On Thursday, October 21, 1993, The Rockport Company closed down for two days to explore new directions. They held an open space meeting -- a form of conferencing in which attendees self-organize into workshops and task groups with little direction. The bean counters objected to the costs of suspending operations, but company president John Thorbeck was adamant. Almost the entire workforce attended.

The conference was held in a cavernous warehouse. People from all levels of the corporate hierarchy mixed together in dozens of groups discussing company issues and possibilities.

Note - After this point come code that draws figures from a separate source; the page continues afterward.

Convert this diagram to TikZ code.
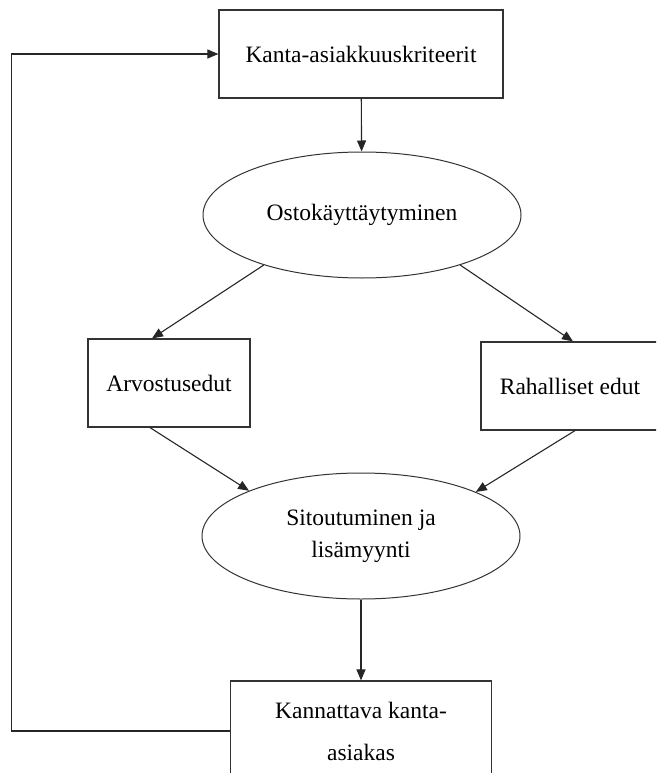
\documentclass[tikz,border=0pt]{standalone}
\usepackage{fontspec}
\setmainfont{Liberation Serif}
\usetikzlibrary{shapes.geometric,arrows.meta}

\begin{document}
\begin{tikzpicture}[x=1pt,y=1pt,
  font=\fontsize{23.5}{32}\selectfont,
  box/.style={draw=black!80,line width=1.2pt,rectangle,inner sep=0pt,align=center},
  oval/.style={draw=black!80,line width=1pt,ellipse,inner sep=0pt,align=center},
  arr/.style={draw=black!85,line width=1.1pt,-{Triangle[length=11pt,width=9pt]}}]
\useasboundingbox (0,0) rectangle (656,-773);
\clip (0,0) rectangle (656,-773);

\node[box,minimum width=284,minimum height=88](kriteerit) at (361,-54) {Kanta-asiakkuuskriteerit};
\node[oval,minimum width=318,minimum height=126](osto) at (362,-215) {Ostokäyttäytyminen};
\node[box,minimum width=162,minimum height=88](arvostus) at (169,-383) {Arvostusedut};
\node[box,minimum width=178,minimum height=88](raha) at (570,-386) {Rahalliset edut};
\node[oval,minimum width=318,minimum height=126](sitout) at (361,-536) {Sitoutuminen ja\\lisämyynti};
\node[box,minimum width=261,minimum height=100](kannattava) at (361,-731) {Kannattava kanta-\\[10pt]asiakas};

\draw[arr](kriteerit)--(osto);
\draw[arr](osto.207)--([xshift=-17pt]arvostus.north);
\draw[arr](osto.333)--([xshift=3pt]raha.north);
\draw[arr]([xshift=-19pt]arvostus.south)--(sitout.158);
\draw[arr]([xshift=5pt]raha.south)--(sitout.21);
\draw[arr](sitout)--(kannattava);
\draw[arr](kannattava.west)--++(-218,0)|-(kriteerit.west);

\end{tikzpicture}
\end{document}
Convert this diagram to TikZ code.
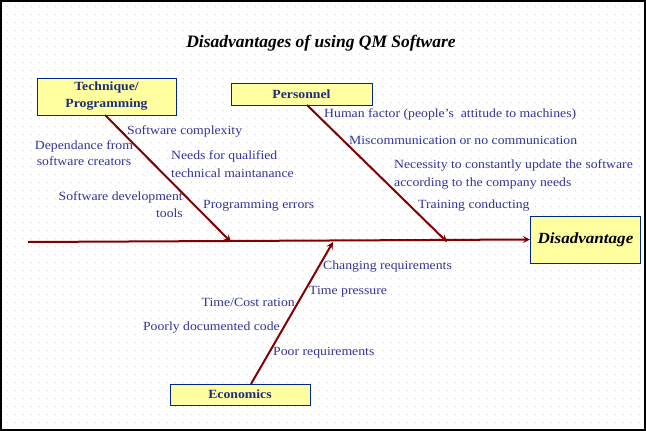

Managers, line workers, supervisors, clerical staff and dock workers had unprecedented access to each other.

As the warehouse hummed with excited energy, a security guard (who was not a Rockport employee) wandered among the shelves, crates and circles of people. He lingered over a discussion of new products, finally pulling up a chair. "He mentioned that he spent a lot of time on his feet and would love to wear the kind of comfortable shoes that Rockport made," writes Srikumar S. Rao in Training magazine. "But his company would never buy them because they didn't 'look right' as part of a guard's uniform. Why couldn't the company redesign the uppers so that they met the security company's uniform specifications?"

Suddenly the guard found himself barraged with questions. Someone pulled some shoes off the shelves and started cutting them up and fitting parts together. Within a few hours they'd sketched out the new product idea. "Rockport is proceeding to develop such a line of shoes," writes Rao. "If it is an average performer in the market, [CFO Anthony] Tiberii expects sales of about $20 million per year."

Compiled from a talk by Harrison Owen, founder of Open Space Technology
and from Srikumar S. Rao, "Welcome to Open Space,"
Training, April 1994, pp. 52-56

COMMENTARY: Inclusiveness and collaboration are two trademarks of co-intelligence. Many other ideas emerged from this particular Open Space gathering, but I find it significant that the most profitable idea came from someone who wasn't an employee. The willingness of the group to embrace an outsider made the company millions of dollars. That willingness was no accident. The spirit and structure of the Open Space approach treats everyone as a creative, responsible peer and helps them welcome unexpected developments. The processes, structures and cultures we operate with can make all the difference in how co-intelligent we are.